**RECORD EXCERPTS**.
>> START
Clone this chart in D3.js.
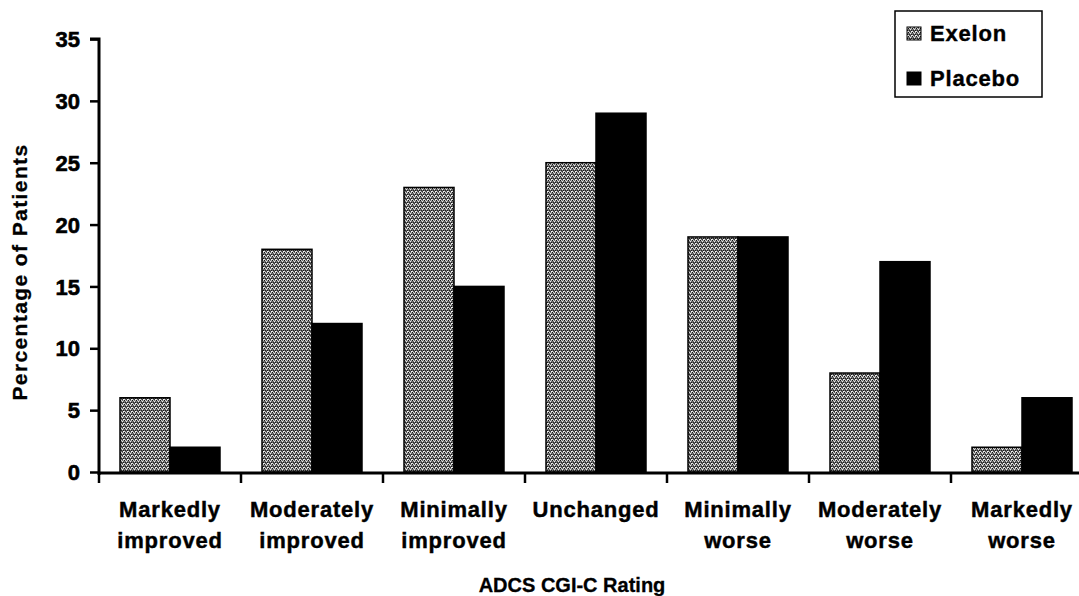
>> END
>> START
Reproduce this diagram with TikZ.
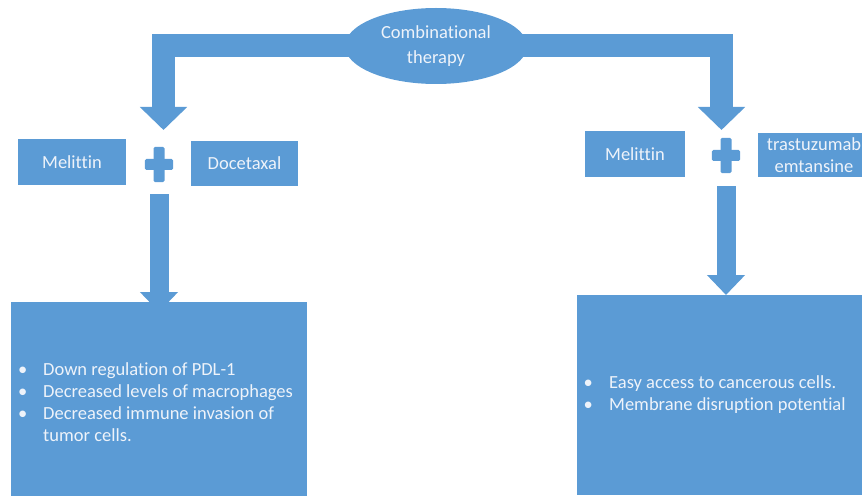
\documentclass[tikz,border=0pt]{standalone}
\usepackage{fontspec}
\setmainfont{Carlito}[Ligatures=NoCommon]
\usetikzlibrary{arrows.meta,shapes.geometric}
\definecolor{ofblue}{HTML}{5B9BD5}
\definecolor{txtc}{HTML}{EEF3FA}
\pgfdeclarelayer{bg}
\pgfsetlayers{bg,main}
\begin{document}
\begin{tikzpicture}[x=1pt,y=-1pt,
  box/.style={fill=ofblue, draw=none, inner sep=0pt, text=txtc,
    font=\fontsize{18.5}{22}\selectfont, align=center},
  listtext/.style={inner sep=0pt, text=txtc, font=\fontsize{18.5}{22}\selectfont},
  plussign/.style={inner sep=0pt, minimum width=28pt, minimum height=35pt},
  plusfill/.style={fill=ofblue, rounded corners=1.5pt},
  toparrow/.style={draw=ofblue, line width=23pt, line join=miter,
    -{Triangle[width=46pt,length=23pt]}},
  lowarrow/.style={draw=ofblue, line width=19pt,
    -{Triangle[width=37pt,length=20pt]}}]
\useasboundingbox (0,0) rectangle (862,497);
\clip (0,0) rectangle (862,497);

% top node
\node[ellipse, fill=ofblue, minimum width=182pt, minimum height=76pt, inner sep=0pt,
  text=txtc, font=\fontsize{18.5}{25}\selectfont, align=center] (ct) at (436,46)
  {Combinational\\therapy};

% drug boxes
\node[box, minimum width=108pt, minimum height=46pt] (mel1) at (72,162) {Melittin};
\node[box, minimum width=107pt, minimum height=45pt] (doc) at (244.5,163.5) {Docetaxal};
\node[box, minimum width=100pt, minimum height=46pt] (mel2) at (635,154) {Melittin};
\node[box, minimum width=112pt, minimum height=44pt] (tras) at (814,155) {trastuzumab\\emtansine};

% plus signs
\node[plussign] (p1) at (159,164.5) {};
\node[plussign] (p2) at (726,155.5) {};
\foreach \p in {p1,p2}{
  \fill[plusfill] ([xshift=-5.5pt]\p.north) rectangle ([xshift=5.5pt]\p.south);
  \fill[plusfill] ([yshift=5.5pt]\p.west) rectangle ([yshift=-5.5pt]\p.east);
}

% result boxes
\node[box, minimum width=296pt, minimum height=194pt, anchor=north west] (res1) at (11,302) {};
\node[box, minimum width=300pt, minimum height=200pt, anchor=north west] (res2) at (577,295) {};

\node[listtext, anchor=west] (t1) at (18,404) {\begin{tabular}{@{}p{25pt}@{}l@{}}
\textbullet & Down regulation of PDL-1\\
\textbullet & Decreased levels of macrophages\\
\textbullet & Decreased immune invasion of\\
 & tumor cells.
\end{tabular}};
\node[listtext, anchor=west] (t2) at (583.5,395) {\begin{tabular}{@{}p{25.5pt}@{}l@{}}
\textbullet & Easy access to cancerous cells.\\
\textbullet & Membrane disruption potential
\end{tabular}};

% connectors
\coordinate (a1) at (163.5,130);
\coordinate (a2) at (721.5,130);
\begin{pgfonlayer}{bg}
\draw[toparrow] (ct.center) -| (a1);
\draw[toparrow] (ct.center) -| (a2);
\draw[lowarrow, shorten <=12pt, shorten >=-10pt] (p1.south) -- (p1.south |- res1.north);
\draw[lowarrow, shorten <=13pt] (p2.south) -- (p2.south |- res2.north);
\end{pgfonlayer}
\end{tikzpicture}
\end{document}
>> END
>> START
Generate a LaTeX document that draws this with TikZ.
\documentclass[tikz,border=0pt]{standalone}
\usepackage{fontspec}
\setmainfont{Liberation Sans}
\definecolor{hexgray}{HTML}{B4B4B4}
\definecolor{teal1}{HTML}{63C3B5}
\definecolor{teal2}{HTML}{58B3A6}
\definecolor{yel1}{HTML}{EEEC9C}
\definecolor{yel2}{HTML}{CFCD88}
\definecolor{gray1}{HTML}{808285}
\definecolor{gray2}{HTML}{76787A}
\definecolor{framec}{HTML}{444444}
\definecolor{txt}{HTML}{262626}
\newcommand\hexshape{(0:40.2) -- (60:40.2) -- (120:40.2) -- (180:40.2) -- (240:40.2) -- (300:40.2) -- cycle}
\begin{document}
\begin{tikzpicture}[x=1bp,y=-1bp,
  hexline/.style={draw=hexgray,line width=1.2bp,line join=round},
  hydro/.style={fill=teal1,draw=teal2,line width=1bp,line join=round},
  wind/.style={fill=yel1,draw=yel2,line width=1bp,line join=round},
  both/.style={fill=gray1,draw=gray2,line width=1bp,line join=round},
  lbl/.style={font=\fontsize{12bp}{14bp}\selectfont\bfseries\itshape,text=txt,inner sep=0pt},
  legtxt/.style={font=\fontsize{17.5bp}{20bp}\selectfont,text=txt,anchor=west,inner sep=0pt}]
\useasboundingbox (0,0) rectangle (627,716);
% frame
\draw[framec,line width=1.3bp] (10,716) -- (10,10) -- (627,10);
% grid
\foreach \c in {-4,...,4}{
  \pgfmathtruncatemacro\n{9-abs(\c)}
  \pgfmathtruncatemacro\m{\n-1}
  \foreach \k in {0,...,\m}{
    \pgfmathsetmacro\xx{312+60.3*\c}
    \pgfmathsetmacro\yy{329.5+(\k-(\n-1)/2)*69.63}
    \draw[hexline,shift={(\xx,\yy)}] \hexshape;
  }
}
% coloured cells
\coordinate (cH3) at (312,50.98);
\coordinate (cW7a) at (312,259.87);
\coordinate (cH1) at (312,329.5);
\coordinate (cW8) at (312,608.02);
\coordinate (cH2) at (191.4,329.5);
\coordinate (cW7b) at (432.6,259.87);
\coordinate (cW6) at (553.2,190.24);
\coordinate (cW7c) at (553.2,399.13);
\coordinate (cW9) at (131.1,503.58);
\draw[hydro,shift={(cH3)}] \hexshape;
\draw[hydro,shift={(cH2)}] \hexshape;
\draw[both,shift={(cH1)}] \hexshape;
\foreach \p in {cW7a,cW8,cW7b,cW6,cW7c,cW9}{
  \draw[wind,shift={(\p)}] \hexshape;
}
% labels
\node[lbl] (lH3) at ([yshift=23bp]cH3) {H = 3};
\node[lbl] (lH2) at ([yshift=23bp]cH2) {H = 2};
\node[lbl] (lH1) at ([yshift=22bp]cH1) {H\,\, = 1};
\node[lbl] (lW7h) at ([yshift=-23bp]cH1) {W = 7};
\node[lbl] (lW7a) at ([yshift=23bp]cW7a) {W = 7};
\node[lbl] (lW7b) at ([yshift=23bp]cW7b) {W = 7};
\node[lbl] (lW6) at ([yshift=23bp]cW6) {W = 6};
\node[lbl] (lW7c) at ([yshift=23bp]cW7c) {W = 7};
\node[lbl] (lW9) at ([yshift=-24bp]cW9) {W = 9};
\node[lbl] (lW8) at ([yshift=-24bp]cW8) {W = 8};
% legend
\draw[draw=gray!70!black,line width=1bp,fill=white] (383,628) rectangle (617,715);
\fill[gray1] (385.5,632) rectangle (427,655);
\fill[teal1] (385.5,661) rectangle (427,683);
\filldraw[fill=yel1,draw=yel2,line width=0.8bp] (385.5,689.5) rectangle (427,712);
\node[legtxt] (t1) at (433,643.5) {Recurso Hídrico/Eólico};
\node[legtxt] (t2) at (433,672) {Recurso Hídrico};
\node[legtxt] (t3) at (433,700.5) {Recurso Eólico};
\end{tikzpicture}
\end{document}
>> END
**WHAT YOU ARE ASKED TO DO**.
Go through the entries above and copy every line containing "this".

**TASK RESULT**.
Clone this chart in D3.js.
Reproduce this diagram with TikZ.
Generate a LaTeX document that draws this with TikZ.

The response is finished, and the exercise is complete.